Friday, December 30, 2011

A knight of faith

My father in law died this Christmas (2011)  at the age of 89. For many of his friends and family, he was in many ways a hero, what one in ancient days you would call a knight. This I have in the days after his death reflected upon.

"In order for one to be a hero, do not so much reflect on what he does, like how he does it," says Soren Kierkegaard in Either-Or. It is, according to Kierkegaard not what you do that is important, but how to do it. This "how" includes the manner, method, gravity, sincerity, and of the resistance the individual meets in his own mind which must be overcome, and the decision and the doing of what is decided. To do something is about the action, regardless of being large or small. Everyone can do something. If you totally deserve the name hero depends on the how.


Thinking about what it means to act, requires that you ask the necessary question, "What is action?". Our time is characterized by a confusion over what action is. People has forgotten what it means to exist, and therefore are confused about what it means to act. Our times worships, what my father in law is often called "the outside, everything which is for external use". If you live in an illusion or not plays no difference in our time. Acting can obviously mean something that is done externally. This is what often is called aesthetics. Acting aesthetically can really change the world we live in, but the acting person remains unchanged. Individuals who change the world but remains even untouched and unchanged, do not satisfy the requirement to act in the strict sense, according to Kierkegaard in Either-Or.


Thoughts about death, as I have for my father in law passed away, can be done in many ways and these thoughts are in general not act. But by thinking about their own death, as one naturally does when standing face to face with it, thoughts can become action. Here lies the
development  of subjectivity, to meet oneself and ones existence in the face of death. A subjective approach of this nature is action, if it is sincere and serious enough to influence and transform the thinking's life. The action does not require any external and visible characters, but can actually remain internal and invisible to others.

Action in the strict sense is an inner action." To consider the ten options are not action, but only when I choose one of them, does the option become an opportunity." The subjective thinker is acting, because his thinking transforms himself and his life. Kierkegaard puts in Either-Or an emphasis on what happens in the soul when he decides what action is.

My father in law was a man of action and devouted believer, which was both wonderful and a paradox at the same time.

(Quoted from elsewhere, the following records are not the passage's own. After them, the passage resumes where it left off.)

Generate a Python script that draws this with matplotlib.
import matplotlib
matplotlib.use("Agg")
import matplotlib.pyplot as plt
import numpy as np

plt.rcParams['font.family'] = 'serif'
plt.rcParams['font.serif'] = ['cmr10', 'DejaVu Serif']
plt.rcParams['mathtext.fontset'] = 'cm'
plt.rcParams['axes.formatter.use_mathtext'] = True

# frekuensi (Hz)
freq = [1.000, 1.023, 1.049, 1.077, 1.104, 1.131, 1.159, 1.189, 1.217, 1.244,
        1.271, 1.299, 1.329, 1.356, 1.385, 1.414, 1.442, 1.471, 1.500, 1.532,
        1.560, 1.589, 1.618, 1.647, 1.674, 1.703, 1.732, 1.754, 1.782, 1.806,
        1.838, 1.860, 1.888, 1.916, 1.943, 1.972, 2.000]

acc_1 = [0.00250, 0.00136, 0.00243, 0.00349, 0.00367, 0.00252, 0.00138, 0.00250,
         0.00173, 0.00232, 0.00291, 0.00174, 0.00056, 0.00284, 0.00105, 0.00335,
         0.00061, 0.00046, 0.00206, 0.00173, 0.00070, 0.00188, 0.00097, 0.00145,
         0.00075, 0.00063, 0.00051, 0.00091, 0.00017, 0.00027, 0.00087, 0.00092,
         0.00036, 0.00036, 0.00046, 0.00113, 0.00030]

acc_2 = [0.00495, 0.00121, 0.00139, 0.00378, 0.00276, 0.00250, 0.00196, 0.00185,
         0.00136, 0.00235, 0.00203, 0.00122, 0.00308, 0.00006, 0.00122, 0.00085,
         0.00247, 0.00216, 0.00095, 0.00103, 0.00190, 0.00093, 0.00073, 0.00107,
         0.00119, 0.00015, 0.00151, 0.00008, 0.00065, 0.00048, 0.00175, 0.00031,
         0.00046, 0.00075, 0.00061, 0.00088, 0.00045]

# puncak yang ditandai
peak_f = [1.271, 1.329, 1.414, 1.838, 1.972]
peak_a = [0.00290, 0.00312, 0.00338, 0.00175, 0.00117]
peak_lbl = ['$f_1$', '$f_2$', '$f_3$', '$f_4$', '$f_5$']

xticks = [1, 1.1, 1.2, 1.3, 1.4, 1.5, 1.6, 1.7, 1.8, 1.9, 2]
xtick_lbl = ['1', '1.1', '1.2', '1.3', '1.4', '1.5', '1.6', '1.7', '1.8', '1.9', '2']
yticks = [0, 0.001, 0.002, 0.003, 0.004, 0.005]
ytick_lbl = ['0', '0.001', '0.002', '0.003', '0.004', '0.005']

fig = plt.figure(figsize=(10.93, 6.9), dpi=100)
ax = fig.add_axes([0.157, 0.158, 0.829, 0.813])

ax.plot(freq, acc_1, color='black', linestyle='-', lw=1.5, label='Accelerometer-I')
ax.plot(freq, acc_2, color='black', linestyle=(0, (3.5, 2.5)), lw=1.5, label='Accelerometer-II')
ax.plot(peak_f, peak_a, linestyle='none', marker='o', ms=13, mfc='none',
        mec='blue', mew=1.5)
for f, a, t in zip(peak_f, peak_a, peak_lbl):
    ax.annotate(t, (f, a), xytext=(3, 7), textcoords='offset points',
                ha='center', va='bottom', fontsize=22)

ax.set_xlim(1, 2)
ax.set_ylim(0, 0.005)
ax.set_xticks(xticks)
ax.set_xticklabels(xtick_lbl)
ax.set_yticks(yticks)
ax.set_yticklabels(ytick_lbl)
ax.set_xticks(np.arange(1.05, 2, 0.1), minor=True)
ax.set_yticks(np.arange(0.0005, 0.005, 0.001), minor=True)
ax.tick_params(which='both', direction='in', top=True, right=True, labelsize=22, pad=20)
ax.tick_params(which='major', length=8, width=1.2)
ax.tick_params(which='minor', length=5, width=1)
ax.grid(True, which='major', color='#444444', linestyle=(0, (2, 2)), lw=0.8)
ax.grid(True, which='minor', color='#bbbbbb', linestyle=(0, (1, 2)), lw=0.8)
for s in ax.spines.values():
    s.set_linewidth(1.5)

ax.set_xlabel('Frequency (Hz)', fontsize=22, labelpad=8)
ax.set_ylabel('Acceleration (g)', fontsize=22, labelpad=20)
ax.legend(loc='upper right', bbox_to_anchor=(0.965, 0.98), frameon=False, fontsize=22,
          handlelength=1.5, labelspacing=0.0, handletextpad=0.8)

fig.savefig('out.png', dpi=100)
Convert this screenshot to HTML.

His faith influenced his actions. Faith demanded of him that he resigned all his own expectations, with all the pain it might entail through a lived life, but he had a faith that God would grant them. My father in law knew that to expect the impossible, like Abraham, is unthinkable without fear. Duty, according to my father in law was an expression of God's will, and when a man does his duty, he is doing the will of God. As a knight of the faith, my father in law was absolute in his commitment to his God, and understood that this commitment is the most important thing for a human being. Finally, on Cristmans day 2011, he had to resignate, alone. Every knight of the faith is alone in his faith.


Now I am left with memories, but with a possibility. "Only by carefully reflecting on myself, can I manage to understand, how a historic Individual has carried out his life when he was alive, and only then can I understand him, when my understanding keeps him alive" (Kierkegaard, Postscript).